I'm trying to predict whether a person is likely to get robbed or not (=dependent variable).

  • I will use logistic regression (classifier) to make the prediction.
  • In my data I have a lot of independent variables: some are numerical, some are categorical.
  • I have to convert my categorical variables into dummies. E.g. Ethnicity (latino, asian, etc.) will be converted to is_latino, is_asian, etc. where the values can be either 0 (yes) or 1 (no).
  • Since I have a lot of independent variables I want to apply feature selection as I expect that not all of them are actually adding value to the prediction. For now I'm just looking at p-values to start off with (will implement cross-validation at a later stage)

The problem:

  • My results show that some dummies are significant, whereas other dummies relating to the same variable are not. E.g. is_latino seems to be very significant, whereas is_asian is not significant.

The question:

  • Can I continue by using only those dummies which appear to be significant (is_latino)? Or do I need to keep all the ones which relate to the same variable (ethnicity)?
Nick Cox
  • 48,377
  • 8
  • 110
  • 156
  • The question is asked & answered before on this site: https://stats.stackexchange.com/questions/273154/is-feature-selection-with-dummy-coding-of-categorical-variables-problematic – kjetil b halvorsen Mar 04 '18 at 09:19
  • Coding 0 for yes and 1 or no is a convention, but one likely to be confusing to yourself and others. It's simpler by far to use the other way round, 1 for yes and 0 if no. (Indeed, it is possible that you really did this and just wrote you did by accident.) – Nick Cox Mar 04 '18 at 10:06

1 Answers1

1

As you already suggest in your question, when you include a categorical variable such as ethnicity and decide to model it through k-1 dummies (assuming you have an intercept in the model), you should keep either all of them or none of them.
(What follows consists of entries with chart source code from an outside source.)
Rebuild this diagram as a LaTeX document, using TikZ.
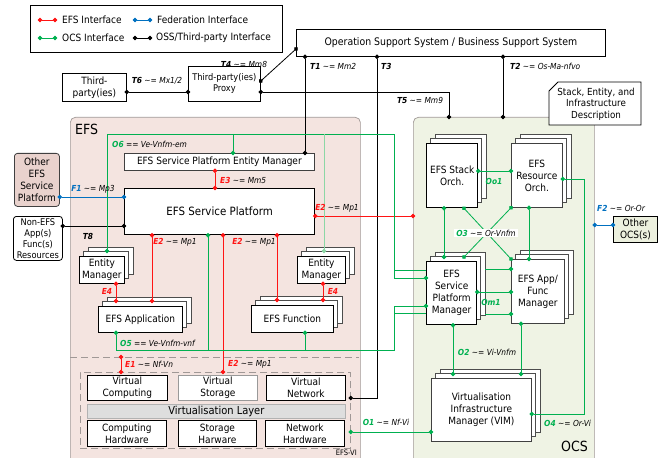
\documentclass[tikz,border=0pt]{standalone}
\usepackage{fontspec}
\setmainfont{DejaVu Sans Condensed}
\usetikzlibrary{arrows.meta,calc}
\definecolor{efsred}{RGB}{255,20,20}
\definecolor{ocsgreen}{RGB}{0,176,80}
\definecolor{fedblue}{RGB}{0,112,192}
\definecolor{ltgreen}{RGB}{140,215,165}
\definecolor{efsfill}{RGB}{244,228,224}
\definecolor{ocsfill}{RGB}{239,243,228}
\definecolor{otherefs}{RGB}{233,210,205}
\definecolor{otherocs}{RGB}{236,240,222}
\definecolor{regionline}{RGB}{160,152,150}
\newcommand\ilab[3]{{\color{#1}\bfseries\itshape #2}~\textit{#3}}
\newcommand\apx{\textasciitilde=}
\newcommand\mybacks[4]{%
  \draw[backbox] (#1+9,#2-9) rectangle (#3+9,#4-9);
  \draw[backbox] (#1+4.5,#2-4.5) rectangle (#3+4.5,#4-4.5);
}
\newcommand\mybox[7][]{\node[#1, minimum width={(#5-#3)*1pt}, minimum height={(#6-#4)*1pt}, anchor=north west] (#2) at (#3,#4) {#7};}
\begin{document}
\begin{tikzpicture}[x=1pt,y=-1pt,
  box/.style={draw, fill=white, inner sep=0pt, align=center, line width=0.8pt, font=\fontsize{10}{12}\selectfont},
  thick box/.style={box, line width=1.3pt},
  backbox/.style={draw=black!70, fill=white, line width=0.6pt},
  region/.style={draw=regionline, line width=0.7pt, rounded corners=5pt, inner sep=0pt},
  lbl/.style={inner sep=1pt, font=\fontsize{8.3}{10}\selectfont},
  legtext/.style={inner sep=0pt, anchor=west, font=\fontsize{10}{11}\selectfont},
  efsl/.style={draw=efsred, line width=0.8pt},
  ocsl/.style={draw=ocsgreen, line width=0.8pt},
  ltl/.style={draw=ltgreen, line width=0.8pt},
  fedl/.style={draw=fedblue, line width=0.8pt},
  blkl/.style={draw=black, line width=0.8pt},
  dots/.style={{Circle[length=4.4pt]}-{Circle[length=4.4pt]}, shorten <=-2.2pt, shorten >=-2.2pt},
  dotend/.style={-{Circle[length=4.4pt]}, shorten >=-2.2pt},
  dotstart/.style={{Circle[length=4.4pt]}-, shorten <=-2.2pt},
]
\useasboundingbox (0,0) rectangle (668,457);
% helper coordinates
\foreach \v in {107,116,121,152,208,215,223,233,277,305,323,324,377,394,444,449,453,464,485,503,521,529,584}
  {\coordinate (x\v) at (\v,0);}
\foreach \v in {49,81,92,117,134,171,179,197,216,225,226,251,257,270,278,292,300,301,306,313,314,350,357,374,398,414,432,269}
  {\coordinate (c\v) at (0,\v);}

% regions
\mybox[region, fill=efsfill]{efs}{70}{117}{360}{475}{}
\mybox[region, fill=ocsfill]{ocs}{413}{117}{594}{475}{}
\node[anchor=west, font=\fontsize{14}{14}\selectfont, inner sep=0] (efslabel) at (75,129) {EFS};
\node[anchor=south east, font=\fontsize{14}{14}\selectfont, inner sep=0] (ocslabel) at (588,452) {OCS};
\draw[regionline, dash pattern=on 7pt off 4pt, line width=0.8pt] (70,357) -- (359,357);
\mybox[draw=regionline, dash pattern=on 7pt off 4pt, line width=0.8pt, inner sep=0pt]{vi}{80}{372}{350}{448}{}
\node[anchor=south east, inner sep=0, font=\fontsize{7.5}{8}\selectfont] (efsvi) at (357,456) {EFS-VI};

% legend
\mybox[draw, line width=0.8pt, inner sep=0pt]{legend}{30}{5}{282}{52}{}
\coordinate (la1) at (40,20); \coordinate (la2) at (55,20);
\coordinate (lb1) at (135,20); \coordinate (lb2) at (150,20);
\coordinate (lc1) at (40,38); \coordinate (lc2) at (55,38);
\coordinate (ld1) at (135,38); \coordinate (ld2) at (150,38);
\draw[efsl,dots] (la1) -- (la2);
\draw[fedl,dots] (lb1) -- (lb2);
\draw[ocsl,dots] (lc1) -- (lc2);
\draw[blkl,dots] (ld1) -- (ld2);
\node[legtext] (lta) at (62,20) {EFS Interface};
\node[legtext] (ltb) at (157,20) {Federation Interface};
\node[legtext] (ltc) at (62,38) {OCS Interface};
\node[legtext] (ltd) at (156,38) {OSS/Third-party Interface};

% top boxes
\mybox[box]{third}{62}{73}{126}{101}{Third-\\party(ies)}
\mybox[box, font=\fontsize{9.2}{11}\selectfont]{proxy}{188}{66}{260}{101}{Third-party(ies)\\Proxy}
\mybox[box, font=\fontsize{10.4}{12}\selectfont]{oss}{296}{29}{605}{56}{Operation Support System / Business Support System}
\draw[fill=white, line width=0.8pt] (558,82) -- (641,82) -- (641,125) -- (549,125) -- (549,91) -- cycle;
\node[align=center, inner sep=0pt, font=\fontsize{9.7}{11.5}\selectfont] (seid) at (596,104) {Stack, Entity, and\\Infrastructure\\Description};

% EFS boxes
\mybox[box, draw=black!75]{spem}{124}{153}{314}{170}{EFS Service Platform Entity Manager}
\mybox[thick box, font=\fontsize{11.4}{13}\selectfont]{sp}{124}{188}{314}{234}{EFS Service Platform}
\mybox[box, fill=otherefs, rounded corners=3pt, draw=black!75, font=\fontsize{10}{12}\selectfont]{oefs}{14}{153}{59}{206}{Other\\EFS\\Service\\Platform}
\mybox[box, rounded corners=3pt, font=\fontsize{9.2}{11}\selectfont]{nefs}{13}{216}{62}{260}{Non-EFS\\App(s)\\Func(s)\\Resources}
\mybacks{79}{256}{124}{283}
\mybox[box]{lem}{79}{256}{124}{283}{Entity\\Manager}
\mybacks{297}{256}{345}{283}
\mybox[box]{rem}{297}{256}{345}{283}{Entity\\Manager}
\mybacks{98}{306}{182}{332}
\mybox[box]{app}{98}{306}{182}{332}{EFS Application}
\mybacks{251}{305}{333}{332}
\mybox[box]{func}{251}{305}{333}{332}{EFS Function}

% virtualisation
\mybox[box]{vc}{87}{375}{167}{400}{Virtual\\Computing}
\mybox[box, draw=black!40]{vs}{178}{375}{257}{400}{Virtual\\Storage}
\mybox[box]{vn}{266}{375}{345}{400}{Virtual\\Network}
\mybox[box, fill=black!13, draw=black!30, font=\fontsize{11}{12}\selectfont]{vl}{87}{404}{345}{418}{Virtualisation Layer}
\mybox[box]{ch}{87}{420}{166}{446}{Computing\\Hardware}
\mybox[box]{sh}{178}{420}{256}{446}{Storage\\Harware}
\mybox[box]{nh}{265}{420}{344}{446}{Network\\Hardware}

% OCS boxes
\mybacks{426}{143}{477}{207}
\mybox[thick box]{stack}{426}{143}{477}{207}{EFS Stack\\Orch.}
\mybacks{511}{143}{562}{207}
\mybox[box, draw=black!75]{res}{511}{143}{562}{207}{EFS\\Resource\\Orch.}
\mybacks{426}{261}{476}{324}
\mybox[thick box]{spm}{426}{261}{476}{324}{EFS\\Service\\Platform\\Manager}
\mybacks{511}{259}{564}{323}
\mybox[box, draw=black!75]{afm}{511}{259}{564}{323}{EFS App/\\Func\\Manager}
\mybacks{431}{378}{531}{441}
\mybox[box, draw=black!75]{vim}{431}{378}{531}{441}{Virtualisation\\Infrastructure\\Manager (VIM)}
\mybox[box, fill=otherocs, line width=1pt]{oocs}{613}{216}{657}{242}{Other\\OCS(s)}

% ---- connectors ----
% black
\draw[blkl,dots] (third.east |- c92) -- (proxy.west |- c92);
\draw[blkl,dots] (proxy.east |- c81) -- (oss.west |- c49);
\draw[blkl,dots] (proxy.east |- c92) -- (x449 |- c92) -- (ocs.north -| x449);
\draw[blkl,dots] (oss.south -| x305) -- (spem.north -| x305);
\draw[blkl,dots] (oss.south -| x377) -- (x377 |- c398) -- (vi.east |- c398);
\draw[blkl,dots] (oss.south -| x503) -- (ocs.north -| x503);
\draw[blkl,dots] (nefs.east |- c226) -- (sp.west |- c226);
% blue
\draw[fedl,dots] (oefs.east |- c197) -- (sp.west |- c197);
\draw[fedl,dots] (ocs.east |- c225) -- (oocs.west |- c225);
% red
\draw[efsl,dots] (spem.south -| x215) -- (sp.north -| x215);
\draw[efsl,dots] (sp.east |- c216) -- (ocs.west |- c216);
\draw[efsl,dots] (sp.south -| x152) -- (x152 |- c301);
\draw[efsl,dots] (sp.south -| x223) -- (vi.north -| x223);
\draw[efsl,dots] (sp.south -| x277) -- (x277 |- c300);
\draw[efsl,dots] (lem.south -| x116) -- (x116 |- c301);
\draw[efsl,dots] (rem.south -| x323) -- (x323 |- c300);
\draw[efsl,dots] (x121 |- c357) -- (vi.north -| x121);
% green O6
\draw[ocsl,dots] (x107 |- c251) -- (x107 |- c134) -- (x394 |- c134) -- (x394 |- c278) -- (spm.west |- c278);
\draw[ocsl,dotend] (x233 |- c134) -- (spem.north -| x233);
\draw[ocsl] (x394 |- c270) -- (spm.west |- c270);
\draw[ltl,dotend] (x324 |- c134) -- (x324 |- c251);
% green O5
\draw[ocsl,dots] (app.south -| x116) -- (x116 |- c350) -- (x394 |- c350) -- (x394 |- c306) -- (spm.west |- c306);
\draw[ocsl,dotstart] (sp.south -| x208) -- (x208 |- c350);
\draw[ocsl,dotstart] (func.south -| x305) -- (x305 |- c350);
\draw[ocsl] (x394 |- c313) -- (spm.west |- c313);
% green OCS internal
\draw[ocsl,dots] (stack.east |- c171) -- (res.west |- c171);
\draw[ocsl,dots] (stack.south -| x444) -- (x444 |- c257);
\draw[ocsl,dots] (stack.south -| x464) -- (afm.north west);
\draw[ocsl,dots] (res.south west) -- (x464 |- c257);
\draw[ocsl,dots] (res.south -| x529) -- (afm.north -| x529);
\draw[ocsl,dots] (spm.east |- c292) -- (afm.west |- c292);
\draw[ocsl,dotend] (x485 |- c269) -- (afm.west |- c269);
\draw[ocsl,dotend] (x485 |- c314) -- (afm.west |- c314);
\draw[ocsl,dots] (spm.south -| x453) -- (x453 |- c374);
\draw[ocsl,dots] (afm.south -| x521) -- (x521 |- c374);
\draw[ocsl,dots] (res.east |- c179) -- (x584 |- c179) -- (x584 |- c414) -- (vim.east |- c414);
\draw[ocsl,dots] (vi.east |- c432) -- (vim.west |- c432);

% ---- labels ----
\node[lbl] (lt6) at (157,81) {\ilab{black}{T6}{\apx{} Mx1/2}};
\node[lbl] (lt4) at (244,64) {\ilab{black}{T4}{\apx{} Mm8}};
\node[lbl, anchor=west] (lt1) at (309,66) {\ilab{black}{T1}{\apx{} Mm2}};
\node[lbl, anchor=west] (lt3) at (380,66) {\ilab{black}{T3}{}};
\node[lbl, anchor=west] (lt2) at (509,66) {\ilab{black}{T2}{\apx{} Os-Ma-nfvo}};
\node[lbl] (lt5) at (420,100) {\ilab{black}{T5}{\apx{} Mm9}};
\node[lbl] (lf1) at (93,189) {\ilab{fedblue}{F1}{\apx{} Mp3}};
\node[lbl] (lt8) at (88,236) {\ilab{black}{T8}{}};
\node[lbl, anchor=west] (le3) at (219,180) {\ilab{efsred}{E3}{\apx{} Mm5}};
\node[lbl] (le2r) at (337,208) {\ilab{efsred}{E2}{\apx{} Mp1}};
\node[lbl] (le2a) at (175,242) {\ilab{efsred}{E2}{\apx{} Mp1}};
\node[lbl] (le2c) at (254,242) {\ilab{efsred}{E2}{\apx{} Mp1}};
\node[lbl] (le4l) at (107,291) {\ilab{efsred}{E4}{}};
\node[lbl] (le4r) at (333,291) {\ilab{efsred}{E4}{}};
\node[lbl, anchor=west] (le1) at (124,364) {\ilab{efsred}{E1}{\apx{} Nf-Vn}};
\node[lbl, anchor=west] (le2b) at (227,364) {\ilab{efsred}{E2}{\apx{} Mp1}};
\node[lbl, anchor=west] (lo6) at (111,144) {\ilab{ocsgreen}{O6}{== Ve-Vnfm-em}};
\node[lbl, anchor=west] (lo5) at (119,343) {\ilab{ocsgreen}{O5}{== Ve-Vnfm-vnf}};
\node[lbl] (loo1) at (494,181) {\ilab{ocsgreen}{Oo1}{}};
\node[lbl, fill=white, inner xsep=2pt] (lo3) at (486,233) {\ilab{ocsgreen}{O3}{\apx{} Or-Vnfm}};
\node[lbl] (lom1) at (491,302) {\ilab{ocsgreen}{Om1}{}};
\node[lbl] (lo2) at (487,352) {\ilab{ocsgreen}{O2}{\apx{} Vi-Vnfm}};
\node[lbl, anchor=west] (lo4) at (543,423) {\ilab{ocsgreen}{O4}{\apx{} Or-Vi}};
\node[lbl] (lo1) at (386,422) {\ilab{ocsgreen}{O1}{\apx{} Nf-Vi}};
\node[lbl, anchor=west] (lf2) at (596,208) {\ilab{fedblue}{F2}{\apx{} Or-Or}};
\end{tikzpicture}
\end{document}
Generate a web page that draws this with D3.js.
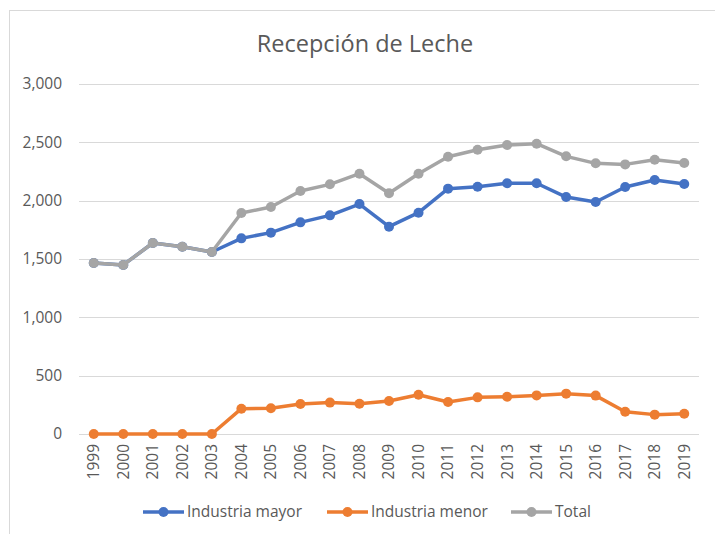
<!DOCTYPE html>
<html>
<head>
<meta charset="utf-8">
<script src="https://cdn.jsdelivr.net/npm/d3@7"></script>
<style>
	body { margin: 0; background: #fff; }
	svg { display: block; font-family: 'Open Sans', 'Noto Sans', sans-serif; }
</style>
</head>
<body>
<div id="chart"></div>
<script>
const years = ['1999', '2000', '2001', '2002', '2003', '2004', '2005', '2006', '2007', '2008',
	'2009', '2010', '2011', '2012', '2013', '2014', '2015', '2016', '2017', '2018', '2019'];
const industriaMayor = [1466, 1449, 1637, 1605, 1560, 1677, 1726, 1814, 1874, 1971,
	1777, 1897, 2103, 2120, 2149, 2149, 2031, 1989, 2117, 2177, 2143];
const industriaMenor = [0, 0, 0, 0, 0, 217, 220, 257, 269, 260,
	283, 337, 274, 314, 320, 331, 346, 329, 191, 166, 174];
const total = [1466, 1449, 1637, 1605, 1560, 1894, 1946, 2083, 2140, 2231,
	2063, 2231, 2377, 2437, 2477, 2488, 2380, 2320, 2311, 2351, 2323];
const yTicks = [0, 500, 1000, 1500, 2000, 2500, 3000];

const series = [
	{ name: 'Industria mayor', values: industriaMayor, color: '#4472C4' },
	{ name: 'Industria menor', values: industriaMenor, color: '#ED7D31' },
	{ name: 'Total', values: total, color: '#A5A5A5' },
];

const width = 715;
const height = 534;
const margin = { top: 84, right: 16, bottom: 100, left: 79 };
const chartWidth = width - margin.left - margin.right;
const chartHeight = height - margin.top - margin.bottom;

const svg = d3.select('#chart').append('svg')
	.attr('width', width)
	.attr('height', height);

// chart area frame (only top and left edges visible in the crop)
svg.append('rect')
	.attr('x', 9.5)
	.attr('y', 10.5)
	.attr('width', width + 20)
	.attr('height', height + 20)
	.attr('fill', 'none')
	.attr('stroke', '#d9d9d9');

svg.append('text')
	.attr('x', 365)
	.attr('y', 52)
	.attr('text-anchor', 'middle')
	.style('font-size', '23.5px')
	.style('fill', '#595959')
	.text('Recepción de Leche');

const g = svg.append('g').attr('transform', `translate(${margin.left},${margin.top})`);

const xScale = d3.scaleBand()
	.domain(years)
	.range([0, chartWidth]);

const yScale = d3.scaleLinear()
	.domain([0, 3000])
	.range([chartHeight, 0]);

g.append('g')
		.attr('class', 'grid')
	.selectAll('line')
		.data(yTicks)
	.enter().append('line')
		.attr('x1', 0)
		.attr('x2', chartWidth)
		.attr('y1', (d) => Math.round(yScale(d)) + 0.5)
		.attr('y2', (d) => Math.round(yScale(d)) + 0.5)
		.attr('stroke', '#d9d9d9')
		.attr('stroke-width', 1);

const yAxis = g.append('g')
	.call(d3.axisLeft(yScale).tickValues(yTicks).tickFormat(d3.format(',')).tickSize(0).tickPadding(17));
yAxis.select('.domain').remove();
yAxis.selectAll('text')
	.style('font-size', '15.5px')
	.style('font-family', "'Open Sans', sans-serif")
	.style('fill', '#595959');

const xAxis = g.append('g')
	.attr('transform', `translate(0,${chartHeight})`)
	.call(d3.axisBottom(xScale).tickSize(0));
xAxis.select('.domain').remove();
xAxis.selectAll('text')
	.attr('transform', 'rotate(-90)')
	.attr('x', -10)
	.attr('y', 0)
	.attr('dy', '0.35em')
	.style('text-anchor', 'end')
	.style('font-size', '15.5px')
	.style('font-family', "'Open Sans', sans-serif")
	.style('fill', '#595959');

const line = d3.line()
	.x((d, i) => xScale(years[i]) + xScale.bandwidth() / 2)
	.y((d) => yScale(d));

series.forEach((s) => {
	g.append('path')
		.datum(s.values)
		.attr('fill', 'none')
		.attr('stroke', s.color)
		.attr('stroke-width', 3.5)
		.attr('stroke-linejoin', 'round')
		.attr('d', line);

	g.selectAll(null)
			.data(s.values)
		.enter().append('circle')
			.attr('r', 5)
			.attr('cx', (d, i) => xScale(years[i]) + xScale.bandwidth() / 2)
			.attr('cy', (d) => yScale(d))
			.attr('fill', s.color);
});

// legend
const legendX = [143, 327, 511];
const legend = svg.append('g').attr('transform', 'translate(0,512)');
series.forEach((s, i) => {
	const lg = legend.append('g').attr('transform', `translate(${legendX[i]},0)`);
	lg.append('line')
		.attr('x1', 0)
		.attr('x2', 41)
		.attr('stroke', s.color)
		.attr('stroke-width', 3.5);
	lg.append('circle')
		.attr('cx', 20.5)
		.attr('r', 5)
		.attr('fill', s.color);
	lg.append('text')
		.attr('x', 44)
		.attr('dy', '0.35em')
		.style('font-size', '15.5px')
		.style('fill', '#595959')
		.text(s.name);
});
</script>
</body>
</html>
In essence I think you're interested in whether ethnicity has an important / significant effect on your outcome (being robbed). If you would remove a certain level of ethnicity, then the interpretation changes with it. It could for example be that once you remove is_latino that a highly significant level, e.g. is_asian would become insignificant.

Nick Cox
  • 48,377
  • 8
  • 110
  • 156
Amonet
  • 738
  • 1
  • 7
  • 26